Undang-undang internasional lahir untuk menentang Daulah Islam yang saat itu termanifestasikan dalam Daulah Utsmaniyah. Itu disebabkan karena Daulah Islam dalam sifatnya sebagai Daulah ISlam telah menyerang Eropa, mengumumkan jihad kepada kaum kristen Eropa, membebaskan negeri-negeri mereka satu demi satu hingga berhasil melumpuhkan apa yang dinamakan Yunani, Rumania, Albania,Yugoslavia, Hungaria dan Austria hingga terhenti di pintu gerbang kota Wina. Daulah Ustmaniyah telah membangkitkan kengerian disemua orang Kristen Eropa.
Adapun kondisi wilayah Eropa saat itu merupakan negara-negara yang terpecah-pecah dimana disetiap negara itu terpecah-pecah lagi menjadi wilayah-wilayah keamiran, ysng masing-masing dikuasai oleh seorang tuan tanah yang telah dibagi-bagi raja dalam kekuasaannya. Ini membuat raja tidak mampu memaksa wilayah-wilayah keamiran ini untuk berperang. Hal ini memudahkan kaum muslimin untuk menyerang dan membebaskan mereka.
Keadaan Eropa tetap seperti itu hingga akhir abad ke-16 masehi. Pada abad itu, negara-negara Eropa berhimpun untuk membentuk satu keluarga Kristen yang mampu menghadang Daulah Islam. Saat itu pihak gerejalah yang mendominasi Eropa dan agama Kristenlah yang menyatukan Eropa. Karena itu, negara-negara Eropa melakukan upaya-upaya untuk membentuk keluarga Kristen dari sekumpulan negara.

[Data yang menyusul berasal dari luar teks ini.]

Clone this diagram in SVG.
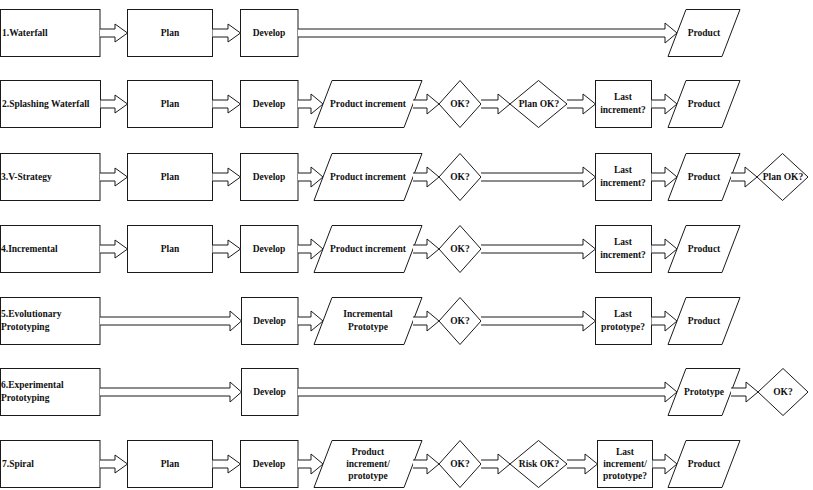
<svg xmlns="http://www.w3.org/2000/svg" width="813" height="490" viewBox="0 0 813 490">
<style>
.s{fill:#fff;stroke:#1a1a1a;stroke-width:1}
.a{fill:#fff;stroke:#1a1a1a;stroke-width:1}
text{font-family:"Liberation Serif","Times New Roman",serif;font-size:9.5px;font-weight:bold;fill:#111}
.c{text-anchor:middle}
</style>
<rect width="813" height="490" fill="#fff"/>
<!-- Row 1 (top 9, cy 32.5) -->
<g id="r1-label"><rect class="s" x="0.5" y="9.5" width="99.5" height="47"/><text x="2" y="36">1.Waterfall</text></g>
<g id="r1-plan"><rect class="s" x="127.5" y="9.5" width="85" height="47"/><text class="c" x="170" y="36">Plan</text></g>
<g id="r1-develop"><rect class="s" x="240.5" y="9.5" width="57.5" height="47"/><text class="c" x="269" y="36">Develop</text></g>
<g id="r1-product"><polygon class="s" points="686,9.5 740,9.5 722,56.5 668,56.5"/><text class="c" x="704" y="36">Product</text></g>
<!-- Row 2 (top 80, cy 103.5) -->
<g id="r2-label"><rect class="s" x="0.5" y="80.5" width="100" height="47"/><text x="2" y="107">2.Splashing Waterfall</text></g>
<g id="r2-plan"><rect class="s" x="127.5" y="80.5" width="85" height="47"/><text class="c" x="170" y="107">Plan</text></g>
<g id="r2-develop"><rect class="s" x="240.5" y="80.5" width="57.5" height="47"/><text class="c" x="269" y="107">Develop</text></g>
<g id="r2-increment"><polygon class="s" points="332,80.5 422,80.5 404,127.5 314,127.5"/><text class="c" x="368" y="107">Product increment</text></g>
<g id="r2-ok"><polygon class="s" points="460,80.5 481,104 460,127.5 439,104"/><text class="c" x="460" y="107">OK?</text></g>
<g id="r2-planok"><polygon class="s" points="538.5,80.5 567,104 538.5,127.5 510,104"/><text class="c" x="539" y="107">Plan OK?</text></g>
<g id="r2-last"><rect class="s" x="595.5" y="80.5" width="56" height="47"/><text class="c" x="623" y="100">Last</text><text class="c" x="623" y="113">increment?</text></g>
<g id="r2-product"><polygon class="s" points="686,80.5 740,80.5 722,127.5 668,127.5"/><text class="c" x="704" y="107">Product</text></g>
<!-- Row 3 (top 153, cy 176.5) -->
<g id="r3-label"><rect class="s" x="0.5" y="153.5" width="99.5" height="47"/><text x="1" y="180">3.V-Strategy</text></g>
<g id="r3-plan"><rect class="s" x="127.5" y="153.5" width="85" height="47"/><text class="c" x="170" y="180">Plan</text></g>
<g id="r3-develop"><rect class="s" x="240.5" y="153.5" width="57.5" height="47"/><text class="c" x="269" y="180">Develop</text></g>
<g id="r3-increment"><polygon class="s" points="332,153.5 422,153.5 404,200.5 314,200.5"/><text class="c" x="368" y="180">Product increment</text></g>
<g id="r3-ok"><polygon class="s" points="460,153.5 481,177 460,200.5 439,177"/><text class="c" x="460" y="180">OK?</text></g>
<g id="r3-last"><rect class="s" x="595.5" y="153.5" width="56" height="47"/><text class="c" x="623" y="173">Last</text><text class="c" x="623" y="186">increment?</text></g>
<g id="r3-product"><polygon class="s" points="686,153.5 740,153.5 722,200.5 668,200.5"/><text class="c" x="704" y="180">Product</text></g>
<g id="r3-planok"><polygon class="s" points="782.5,153.5 808,177 782.5,200.5 757,177"/><text class="c" x="783" y="180">Plan OK?</text></g>
<!-- Row 4 (top 225, cy 248.5) -->
<g id="r4-label"><rect class="s" x="0.5" y="225.5" width="99.5" height="47"/><text x="1" y="252">4.Incremental</text></g>
<g id="r4-plan"><rect class="s" x="127.5" y="225.5" width="85" height="47"/><text class="c" x="170" y="252">Plan</text></g>
<g id="r4-develop"><rect class="s" x="240.5" y="225.5" width="57.5" height="47"/><text class="c" x="269" y="252">Develop</text></g>
<g id="r4-increment"><polygon class="s" points="332,225.5 422,225.5 404,272.5 314,272.5"/><text class="c" x="368" y="252">Product increment</text></g>
<g id="r4-ok"><polygon class="s" points="460,225.5 481,249 460,272.5 439,249"/><text class="c" x="460" y="252">OK?</text></g>
<g id="r4-last"><rect class="s" x="595.5" y="225.5" width="56" height="47"/><text class="c" x="623" y="245">Last</text><text class="c" x="623" y="258">increment?</text></g>
<g id="r4-product"><polygon class="s" points="686,225.5 740,225.5 722,272.5 668,272.5"/><text class="c" x="704" y="252">Product</text></g>
<!-- Row 5 (top 297, cy 320.5) -->
<g id="r5-label"><rect class="s" x="0.5" y="297.5" width="99.5" height="47"/><text x="1" y="317">5.Evolutionary</text><text x="1" y="330">Prototyping</text></g>
<g id="r5-develop"><rect class="s" x="241.5" y="297.5" width="56.5" height="47"/><text class="c" x="269.5" y="324">Develop</text></g>
<g id="r5-increment"><polygon class="s" points="332,297.5 422,297.5 404,344.5 314,344.5"/><text class="c" x="368" y="317">Incremental</text><text class="c" x="368" y="330">Prototype</text></g>
<g id="r5-ok"><polygon class="s" points="460,297.5 481,321 460,344.5 439,321"/><text class="c" x="460" y="324">OK?</text></g>
<g id="r5-last"><rect class="s" x="595.5" y="297.5" width="56" height="47"/><text class="c" x="623" y="317">Last</text><text class="c" x="623" y="330">prototype?</text></g>
<g id="r5-product"><polygon class="s" points="686,297.5 740,297.5 722,344.5 668,344.5"/><text class="c" x="704" y="324">Product</text></g>
<!-- Row 6 (top 368, cy 391.5) -->
<g id="r6-label"><rect class="s" x="0.5" y="368.5" width="99.5" height="47"/><text x="1" y="388">6.Experimental</text><text x="1" y="401">Prototyping</text></g>
<g id="r6-develop"><rect class="s" x="241.5" y="368.5" width="56.5" height="47"/><text class="c" x="269.5" y="395">Develop</text></g>
<g id="r6-prototype"><polygon class="s" points="686,368.5 740,368.5 722,415.5 668,415.5"/><text class="c" x="704" y="395">Prototype</text></g>
<g id="r6-ok"><polygon class="s" points="783,368.5 808,392 783,415.5 758,392"/><text class="c" x="783" y="395">OK?</text></g>
<!-- Row 7 (top 440, cy 463.5) -->
<g id="r7-label"><rect class="s" x="0.5" y="440.5" width="99.5" height="47"/><text x="2" y="467">7.Spiral</text></g>
<g id="r7-plan"><rect class="s" x="127.5" y="440.5" width="85" height="47"/><text class="c" x="170" y="467">Plan</text></g>
<g id="r7-develop"><rect class="s" x="240.5" y="440.5" width="57.5" height="47"/><text class="c" x="269" y="467">Develop</text></g>
<g id="r7-increment"><polygon class="s" points="332,440.5 422,440.5 404,487.5 314,487.5"/><text class="c" x="368" y="455">Product</text><text class="c" x="368" y="467">increment/</text><text class="c" x="368" y="479">prototype</text></g>
<g id="r7-ok"><polygon class="s" points="460,440.5 481,464 460,487.5 439,464"/><text class="c" x="460" y="467">OK?</text></g>
<g id="r7-riskok"><polygon class="s" points="538.5,440.5 567,464 538.5,487.5 510,464"/><text class="c" x="539" y="467">Risk OK?</text></g>
<g id="r7-last"><rect class="s" x="597.5" y="440.5" width="55" height="47"/><text class="c" x="625" y="455">Last</text><text class="c" x="625" y="467">increment/</text><text class="c" x="625" y="479">prototype?</text></g>
<g id="r7-product"><polygon class="s" points="686,440.5 740,440.5 722,487.5 668,487.5"/><text class="c" x="704" y="467">Product</text></g>
<!-- Connectors: block arrows -->
<g id="connectors">
<!-- row 1, cy 33 -->
<path class="a" d="M100,29 H115 V24 L127.5,33 L115,42 V37 H100"/>
<path class="a" d="M212.5,29 H228 V24 L240.5,33 L228,42 V37 H212.5"/>
<path class="a" d="M298,29 H665 V23 L677,33 L665,43 V37 H298"/>
<!-- row 2, cy 104 -->
<path class="a" d="M100.5,100 H115 V95 L127.5,104 L115,113 V108 H100.5"/>
<path class="a" d="M212.5,100 H228 V95 L240.5,104 L228,113 V108 H212.5"/>
<path class="a" d="M298,100 H311 V94 L323,104 L311,114 V108 H298"/>
<path class="a" d="M413,100 H427 V94 L439,104 L427,114 V108 H413"/>
<path class="a" d="M481,100 H498 V94 L510,104 L498,114 V108 H481"/>
<path class="a" d="M567,100 H583 V94 L595.5,104 L583,114 V108 H567"/>
<path class="a" d="M651.5,100 H665 V94 L677,104 L665,114 V108 H651.5"/>
<!-- row 3, cy 177 -->
<path class="a" d="M100,173 H115 V168 L127.5,177 L115,186 V181 H100"/>
<path class="a" d="M212.5,173 H228 V168 L240.5,177 L228,186 V181 H212.5"/>
<path class="a" d="M298,173 H311 V167 L323,177 L311,187 V181 H298"/>
<path class="a" d="M413,173 H427 V167 L439,177 L427,187 V181 H413"/>
<path class="a" d="M481,173 H583 V167 L595.5,177 L583,187 V181 H481"/>
<path class="a" d="M651.5,173 H665 V167 L677,177 L665,187 V181 H651.5"/>
<path class="a" d="M731,173 H745 V167 L757,177 L745,187 V181 H731"/>
<!-- row 4, cy 249 -->
<path class="a" d="M100,245 H115 V240 L127.5,249 L115,258 V253 H100"/>
<path class="a" d="M212.5,245 H228 V240 L240.5,249 L228,258 V253 H212.5"/>
<path class="a" d="M298,245 H311 V239 L323,249 L311,259 V253 H298"/>
<path class="a" d="M413,245 H427 V239 L439,249 L427,259 V253 H413"/>
<path class="a" d="M481,245 H583 V239 L595.5,249 L583,259 V253 H481"/>
<path class="a" d="M651.5,245 H665 V239 L677,249 L665,259 V253 H651.5"/>
<!-- row 5, cy 321 -->
<path class="a" d="M100,317 H230 V311 L241.5,321 L230,331 V325 H100"/>
<path class="a" d="M298,317 H311 V311 L323,321 L311,331 V325 H298"/>
<path class="a" d="M413,317 H427 V311 L439,321 L427,331 V325 H413"/>
<path class="a" d="M481,317 H583 V311 L595.5,321 L583,331 V325 H481"/>
<path class="a" d="M651.5,317 H665 V311 L677,321 L665,331 V325 H651.5"/>
<!-- row 6, cy 392 -->
<path class="a" d="M100,388 H230 V382 L241.5,392 L230,402 V396 H100"/>
<path class="a" d="M298,388 H665 V382 L677,392 L665,402 V396 H298"/>
<path class="a" d="M731,388 H746 V382 L758,392 L746,402 V396 H731"/>
<!-- row 7, cy 464 -->
<path class="a" d="M100,460 H115 V455 L127.5,464 L115,473 V468 H100"/>
<path class="a" d="M212.5,460 H228 V455 L240.5,464 L228,473 V468 H212.5"/>
<path class="a" d="M298,460 H311 V454 L323,464 L311,474 V468 H298"/>
<path class="a" d="M413,460 H427 V454 L439,464 L427,474 V468 H413"/>
<path class="a" d="M481,460 H498 V454 L510,464 L498,474 V468 H481"/>
<path class="a" d="M567,460 H585 V454 L597.5,464 L585,474 V468 H567"/>
<path class="a" d="M652.5,460 H665 V454 L677,464 L665,474 V468 H652.5"/>
</g>
</svg>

Inilah yang memunculkan apa yang dinamakan keluarga Kristen Internasional dan mereka pun lalu menyepakati prinsip-prinsi tertentu diantara mereka. Diantaranya, bahwa negara-negara itu mempunyai hak yang sama, mempunyai prinsip dan cita-cita yang sama, semua negara menyerahkan kekuasaan spiritual tertinggi kepada Paus selaku pemimpin Katholik meski negara-negara itu berbeda-beda alirannya. Prinsip-rinsip itu merupakan cikal-bakal undang-undang internasional.
Hingga abad ke-17 Masehi, yaitu tahun 1648 M, negara-negara itu tetap tidak mampu menghadapi Daulah Islam. Pada tahun ini, negara-negara Kristen Eropa mengadakan sebuah konferensi, yaitu Konferensi Westaphalia. Didalamnya ditetapkan prinsip-prinsip permanen untuk mengatur hubungan diantara negara-negara Kristen Eropa. Diatur pula keluarga negara-negara Kristen untuk menghadapi Daulah Islam. Konsferensi itu telah menetapkan prinsip-prinsip tradisional bagi apa yang dinamakan dengan Undang-undang Internasional.
Hanya saja, belum berlaku umu, hanya berlaku bagi negara-negara Kristen, bukan yang lain. Undang-undang itu elarang daulah islam masuk kedalam Keluarga Internasional. Sejak saat itu terwujud apa yang dinamakan Komunitas Internasional, tanpa membedakan antara negara monarki atau negara republik, negara Kristen Katolik atau Kristen Protestan. Kemudian bergabung didalamnya negara-negara Kristen diluar Eropa, tetapi tetap terlarang bagi Daulah Islam sampai paruh kedua abad ke-19 M. Saat itu Daulah Islam diberi sebutan “The Sick Man” (orang sakit) dan meminta masuk ke dalam Keluarga Internasional, tetapi ditolak.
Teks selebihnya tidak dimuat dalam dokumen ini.